▶ _Task to carry out_
Pick out each line below containing "this".

▶ _Data provided_
===

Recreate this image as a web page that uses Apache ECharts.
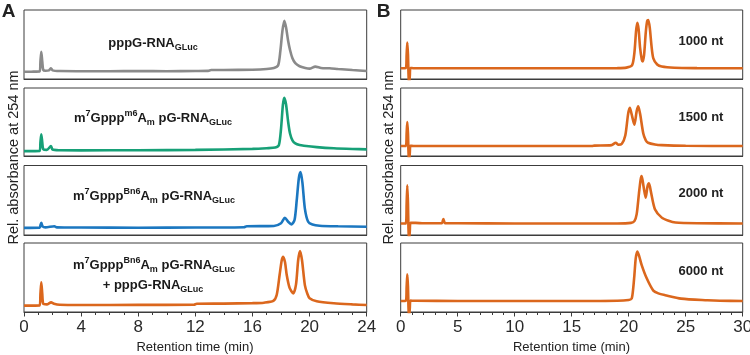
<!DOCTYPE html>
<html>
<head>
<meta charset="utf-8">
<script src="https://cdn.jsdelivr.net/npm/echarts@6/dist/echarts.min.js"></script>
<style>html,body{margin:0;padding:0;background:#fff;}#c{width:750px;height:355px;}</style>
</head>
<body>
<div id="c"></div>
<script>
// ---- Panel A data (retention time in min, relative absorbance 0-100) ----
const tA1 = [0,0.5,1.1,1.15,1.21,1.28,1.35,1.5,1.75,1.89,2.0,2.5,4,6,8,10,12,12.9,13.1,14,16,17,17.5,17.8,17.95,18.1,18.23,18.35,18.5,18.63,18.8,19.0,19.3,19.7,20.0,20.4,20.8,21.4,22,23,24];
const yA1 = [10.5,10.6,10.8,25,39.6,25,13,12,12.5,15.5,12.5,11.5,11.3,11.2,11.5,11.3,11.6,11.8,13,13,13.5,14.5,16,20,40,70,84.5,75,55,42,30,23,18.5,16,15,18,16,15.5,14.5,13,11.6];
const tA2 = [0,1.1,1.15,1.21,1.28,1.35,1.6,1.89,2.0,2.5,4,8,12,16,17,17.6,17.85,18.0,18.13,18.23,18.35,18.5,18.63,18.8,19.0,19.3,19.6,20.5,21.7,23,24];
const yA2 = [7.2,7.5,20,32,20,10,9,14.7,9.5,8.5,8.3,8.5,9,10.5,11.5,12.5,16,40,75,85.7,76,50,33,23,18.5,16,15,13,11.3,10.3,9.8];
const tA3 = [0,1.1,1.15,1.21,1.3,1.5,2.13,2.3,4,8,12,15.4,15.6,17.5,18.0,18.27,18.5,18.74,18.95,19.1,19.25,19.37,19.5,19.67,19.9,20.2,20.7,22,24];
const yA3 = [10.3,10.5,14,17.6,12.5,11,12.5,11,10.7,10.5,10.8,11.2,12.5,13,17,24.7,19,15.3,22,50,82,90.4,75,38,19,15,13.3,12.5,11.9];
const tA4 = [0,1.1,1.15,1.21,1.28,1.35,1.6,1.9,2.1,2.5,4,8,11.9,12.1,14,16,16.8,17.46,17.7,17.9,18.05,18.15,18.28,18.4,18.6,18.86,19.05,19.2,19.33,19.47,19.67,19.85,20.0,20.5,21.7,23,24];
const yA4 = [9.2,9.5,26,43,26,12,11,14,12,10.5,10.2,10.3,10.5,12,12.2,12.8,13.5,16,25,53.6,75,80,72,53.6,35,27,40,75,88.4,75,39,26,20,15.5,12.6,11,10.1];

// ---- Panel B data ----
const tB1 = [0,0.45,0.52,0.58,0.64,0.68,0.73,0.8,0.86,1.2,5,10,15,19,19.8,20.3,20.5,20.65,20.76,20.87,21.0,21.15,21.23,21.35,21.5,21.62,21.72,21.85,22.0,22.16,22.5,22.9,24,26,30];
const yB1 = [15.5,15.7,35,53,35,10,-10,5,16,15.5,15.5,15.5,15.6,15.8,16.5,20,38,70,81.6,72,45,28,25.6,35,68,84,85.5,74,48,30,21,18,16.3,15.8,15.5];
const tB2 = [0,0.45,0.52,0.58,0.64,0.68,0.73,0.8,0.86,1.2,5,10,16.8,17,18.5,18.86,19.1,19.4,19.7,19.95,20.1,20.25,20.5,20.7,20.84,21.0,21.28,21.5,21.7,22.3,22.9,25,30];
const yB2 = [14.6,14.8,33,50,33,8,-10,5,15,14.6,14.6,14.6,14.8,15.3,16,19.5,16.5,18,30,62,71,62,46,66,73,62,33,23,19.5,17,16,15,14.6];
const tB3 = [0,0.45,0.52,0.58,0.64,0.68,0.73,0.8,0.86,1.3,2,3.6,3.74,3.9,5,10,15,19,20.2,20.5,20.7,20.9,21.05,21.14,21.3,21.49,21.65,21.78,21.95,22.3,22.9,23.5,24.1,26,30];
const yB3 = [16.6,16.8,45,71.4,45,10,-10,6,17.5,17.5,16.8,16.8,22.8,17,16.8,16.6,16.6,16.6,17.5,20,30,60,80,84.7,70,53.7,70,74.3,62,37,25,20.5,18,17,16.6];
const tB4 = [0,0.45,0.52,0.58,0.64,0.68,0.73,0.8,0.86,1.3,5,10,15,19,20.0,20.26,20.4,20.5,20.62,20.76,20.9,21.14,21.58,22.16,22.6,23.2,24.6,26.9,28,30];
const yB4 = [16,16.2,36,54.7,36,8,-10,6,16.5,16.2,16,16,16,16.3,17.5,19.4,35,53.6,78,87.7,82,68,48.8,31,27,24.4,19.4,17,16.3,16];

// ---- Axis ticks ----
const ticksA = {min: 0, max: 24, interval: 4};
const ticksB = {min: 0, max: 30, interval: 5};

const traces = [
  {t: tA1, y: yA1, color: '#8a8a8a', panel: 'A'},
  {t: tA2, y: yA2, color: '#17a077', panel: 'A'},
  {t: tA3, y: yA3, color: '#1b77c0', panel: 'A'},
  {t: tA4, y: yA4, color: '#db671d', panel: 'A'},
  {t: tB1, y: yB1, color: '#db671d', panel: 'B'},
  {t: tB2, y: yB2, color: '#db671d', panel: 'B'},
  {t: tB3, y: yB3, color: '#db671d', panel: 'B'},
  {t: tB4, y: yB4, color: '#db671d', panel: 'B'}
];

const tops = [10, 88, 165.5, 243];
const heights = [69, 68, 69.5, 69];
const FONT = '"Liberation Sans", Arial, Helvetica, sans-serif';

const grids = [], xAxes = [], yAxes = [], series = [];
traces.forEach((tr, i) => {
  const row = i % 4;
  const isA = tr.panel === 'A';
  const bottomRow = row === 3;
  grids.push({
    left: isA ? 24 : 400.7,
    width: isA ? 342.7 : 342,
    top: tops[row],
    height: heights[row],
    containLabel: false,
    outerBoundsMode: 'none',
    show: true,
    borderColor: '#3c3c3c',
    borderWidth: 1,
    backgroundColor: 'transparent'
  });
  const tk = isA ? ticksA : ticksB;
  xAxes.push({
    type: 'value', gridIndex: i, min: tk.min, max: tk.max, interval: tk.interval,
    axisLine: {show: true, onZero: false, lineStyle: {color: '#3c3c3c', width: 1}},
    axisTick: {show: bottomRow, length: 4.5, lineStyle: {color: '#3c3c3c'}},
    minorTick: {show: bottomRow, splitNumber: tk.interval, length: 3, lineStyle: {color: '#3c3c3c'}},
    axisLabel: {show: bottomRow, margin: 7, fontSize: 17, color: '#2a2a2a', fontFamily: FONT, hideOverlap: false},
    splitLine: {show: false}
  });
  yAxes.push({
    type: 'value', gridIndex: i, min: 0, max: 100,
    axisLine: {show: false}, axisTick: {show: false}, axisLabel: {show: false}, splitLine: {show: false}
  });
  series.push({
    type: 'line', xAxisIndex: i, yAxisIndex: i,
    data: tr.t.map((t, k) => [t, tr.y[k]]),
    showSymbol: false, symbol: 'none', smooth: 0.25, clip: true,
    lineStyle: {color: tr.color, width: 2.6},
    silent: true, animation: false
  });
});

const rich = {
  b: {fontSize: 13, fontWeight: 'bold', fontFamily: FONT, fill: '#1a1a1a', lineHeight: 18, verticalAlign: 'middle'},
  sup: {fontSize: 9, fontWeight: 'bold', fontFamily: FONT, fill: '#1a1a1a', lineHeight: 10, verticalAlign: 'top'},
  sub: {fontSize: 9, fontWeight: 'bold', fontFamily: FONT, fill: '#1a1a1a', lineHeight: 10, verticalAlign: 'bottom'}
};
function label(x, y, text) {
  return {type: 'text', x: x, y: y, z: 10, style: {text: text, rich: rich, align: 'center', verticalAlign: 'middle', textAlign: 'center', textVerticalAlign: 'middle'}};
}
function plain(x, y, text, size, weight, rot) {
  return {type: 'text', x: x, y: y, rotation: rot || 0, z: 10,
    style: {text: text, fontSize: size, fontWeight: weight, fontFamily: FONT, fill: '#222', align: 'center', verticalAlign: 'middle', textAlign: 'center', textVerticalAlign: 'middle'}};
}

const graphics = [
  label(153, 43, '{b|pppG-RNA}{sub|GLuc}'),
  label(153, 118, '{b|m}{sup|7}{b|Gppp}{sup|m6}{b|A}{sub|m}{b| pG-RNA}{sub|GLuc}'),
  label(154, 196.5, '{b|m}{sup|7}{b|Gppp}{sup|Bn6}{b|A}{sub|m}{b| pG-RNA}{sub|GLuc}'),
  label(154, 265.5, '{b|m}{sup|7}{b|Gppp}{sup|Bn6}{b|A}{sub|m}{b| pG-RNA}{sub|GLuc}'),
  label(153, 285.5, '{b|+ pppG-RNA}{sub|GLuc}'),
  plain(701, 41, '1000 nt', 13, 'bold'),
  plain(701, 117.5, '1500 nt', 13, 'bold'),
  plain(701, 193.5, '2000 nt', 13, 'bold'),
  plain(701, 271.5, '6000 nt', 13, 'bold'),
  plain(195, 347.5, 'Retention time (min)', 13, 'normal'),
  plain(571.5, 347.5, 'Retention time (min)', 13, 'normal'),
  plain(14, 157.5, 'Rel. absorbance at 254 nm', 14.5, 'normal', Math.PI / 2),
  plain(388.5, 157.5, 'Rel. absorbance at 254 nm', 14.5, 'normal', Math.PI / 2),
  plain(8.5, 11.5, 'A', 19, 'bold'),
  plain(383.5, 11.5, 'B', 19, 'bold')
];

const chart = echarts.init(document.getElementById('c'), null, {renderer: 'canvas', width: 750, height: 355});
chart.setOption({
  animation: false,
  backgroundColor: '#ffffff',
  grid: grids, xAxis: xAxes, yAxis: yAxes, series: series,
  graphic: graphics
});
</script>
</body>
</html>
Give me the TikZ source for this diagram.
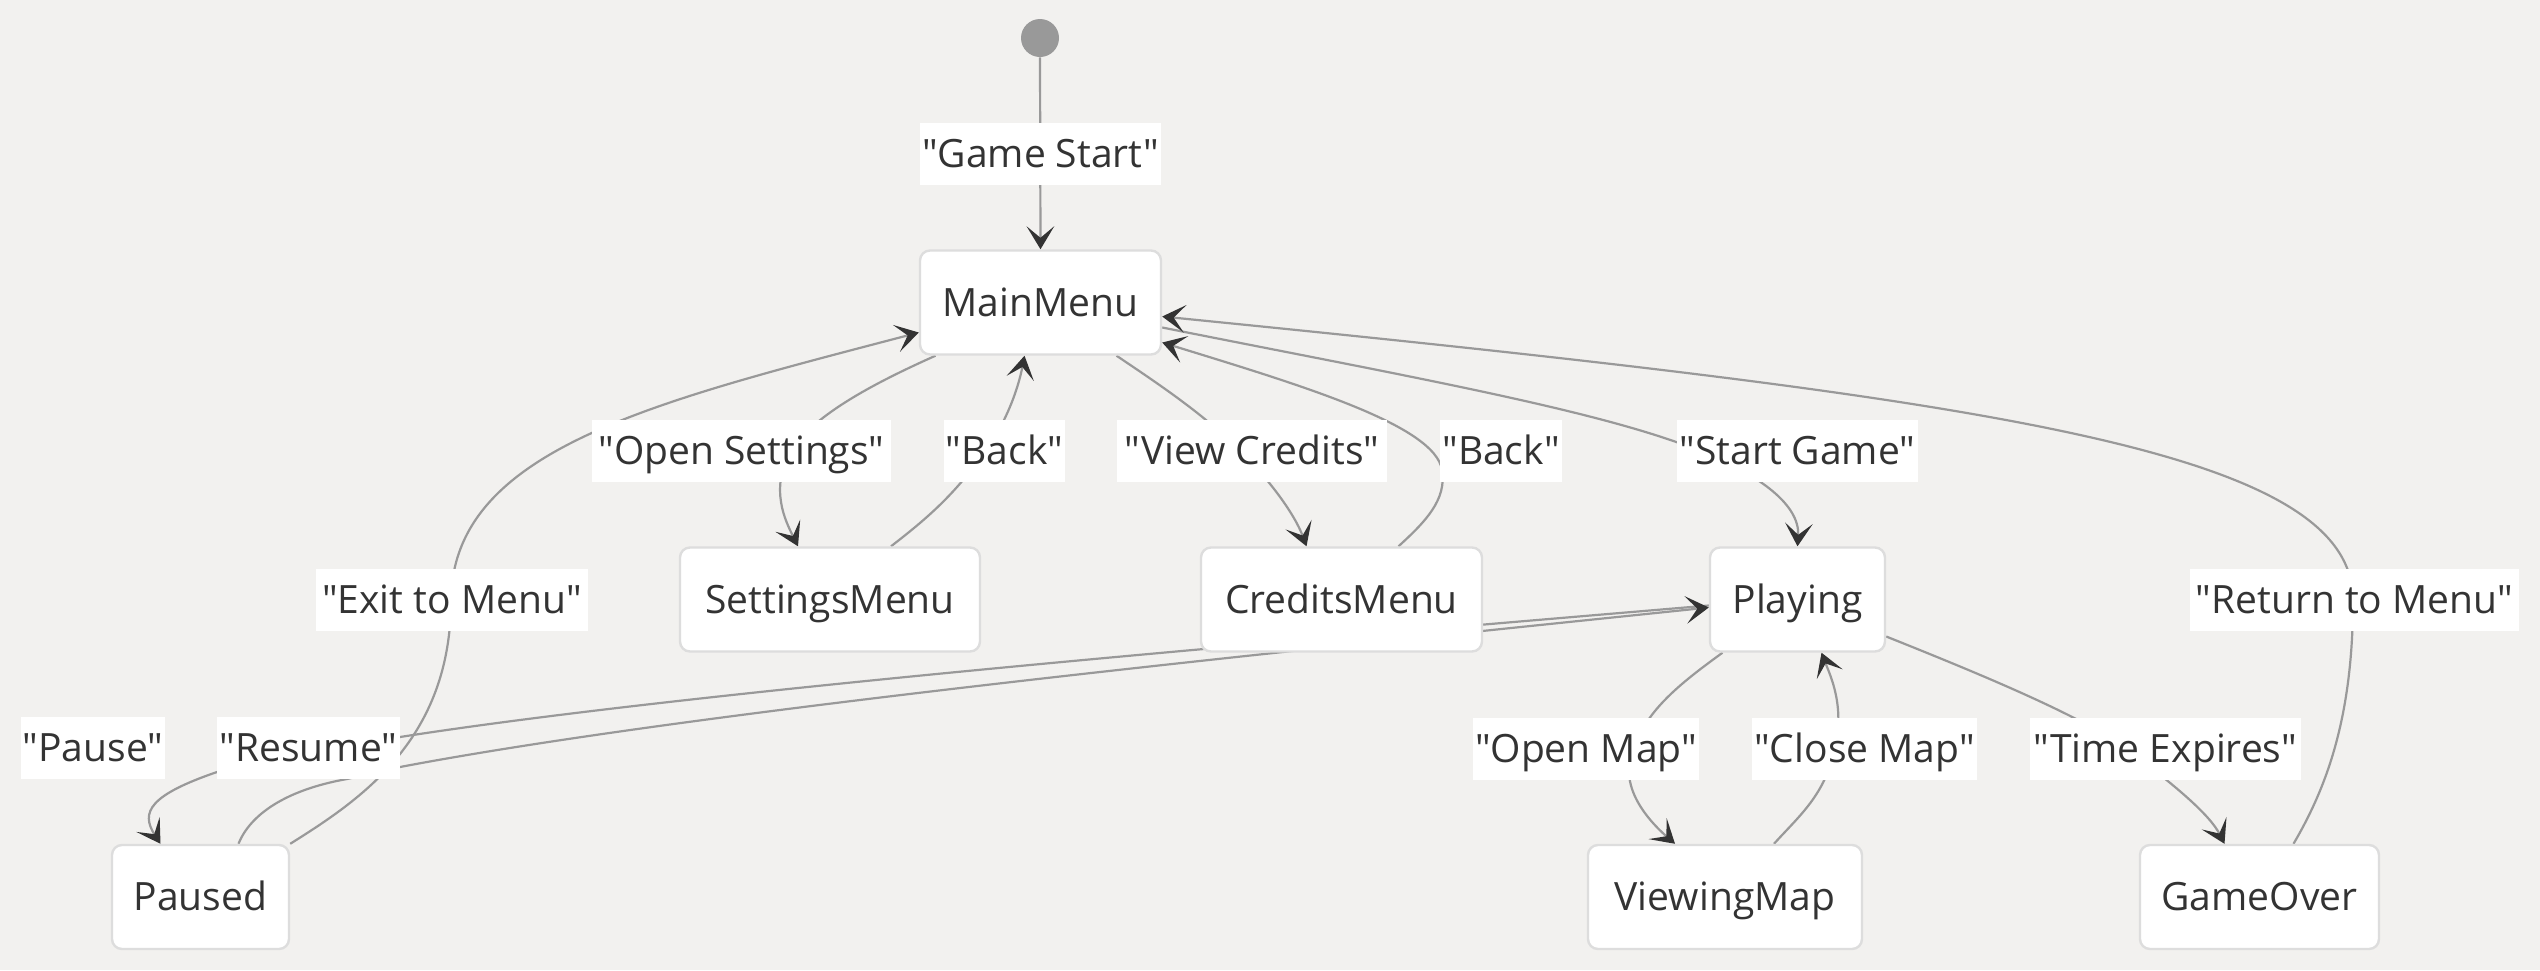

===

▶ _Exercise answer_
Recreate this image as a web page that uses Apache ECharts.
Give me the TikZ source for this diagram.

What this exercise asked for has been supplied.